SET TASK: Below is a listing; copy all of it exactly.

DATA PROVIDED:
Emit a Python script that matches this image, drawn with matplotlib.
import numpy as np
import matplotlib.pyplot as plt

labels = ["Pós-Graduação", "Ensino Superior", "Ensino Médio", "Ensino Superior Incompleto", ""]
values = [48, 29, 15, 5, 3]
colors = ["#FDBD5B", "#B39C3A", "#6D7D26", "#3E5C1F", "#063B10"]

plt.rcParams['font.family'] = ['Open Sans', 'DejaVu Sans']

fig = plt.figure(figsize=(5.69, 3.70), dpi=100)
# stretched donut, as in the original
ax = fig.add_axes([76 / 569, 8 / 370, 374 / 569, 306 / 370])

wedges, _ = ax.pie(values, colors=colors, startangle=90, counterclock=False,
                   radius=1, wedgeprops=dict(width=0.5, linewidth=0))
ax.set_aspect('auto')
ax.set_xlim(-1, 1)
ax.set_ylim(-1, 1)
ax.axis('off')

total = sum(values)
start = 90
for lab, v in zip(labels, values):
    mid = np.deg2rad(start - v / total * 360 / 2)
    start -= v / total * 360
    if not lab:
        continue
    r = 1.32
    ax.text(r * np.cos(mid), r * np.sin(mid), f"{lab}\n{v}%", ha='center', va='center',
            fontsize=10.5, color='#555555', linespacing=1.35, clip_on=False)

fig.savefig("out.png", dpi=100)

TASK RESULT:
Emit a Python script that matches this image, drawn with matplotlib.
import numpy as np
import matplotlib.pyplot as plt

labels = ["Pós-Graduação", "Ensino Superior", "Ensino Médio", "Ensino Superior Incompleto", ""]
values = [48, 29, 15, 5, 3]
colors = ["#FDBD5B", "#B39C3A", "#6D7D26", "#3E5C1F", "#063B10"]

plt.rcParams['font.family'] = ['Open Sans', 'DejaVu Sans']

fig = plt.figure(figsize=(5.69, 3.70), dpi=100)
# stretched donut, as in the original
ax = fig.add_axes([76 / 569, 8 / 370, 374 / 569, 306 / 370])

wedges, _ = ax.pie(values, colors=colors, startangle=90, counterclock=False,
                   radius=1, wedgeprops=dict(width=0.5, linewidth=0))
ax.set_aspect('auto')
ax.set_xlim(-1, 1)
ax.set_ylim(-1, 1)
ax.axis('off')

total = sum(values)
start = 90
for lab, v in zip(labels, values):
    mid = np.deg2rad(start - v / total * 360 / 2)
    start -= v / total * 360
    if not lab:
        continue
    r = 1.32
    ax.text(r * np.cos(mid), r * np.sin(mid), f"{lab}\n{v}%", ha='center', va='center',
            fontsize=10.5, color='#555555', linespacing=1.35, clip_on=False)

fig.savefig("out.png", dpi=100)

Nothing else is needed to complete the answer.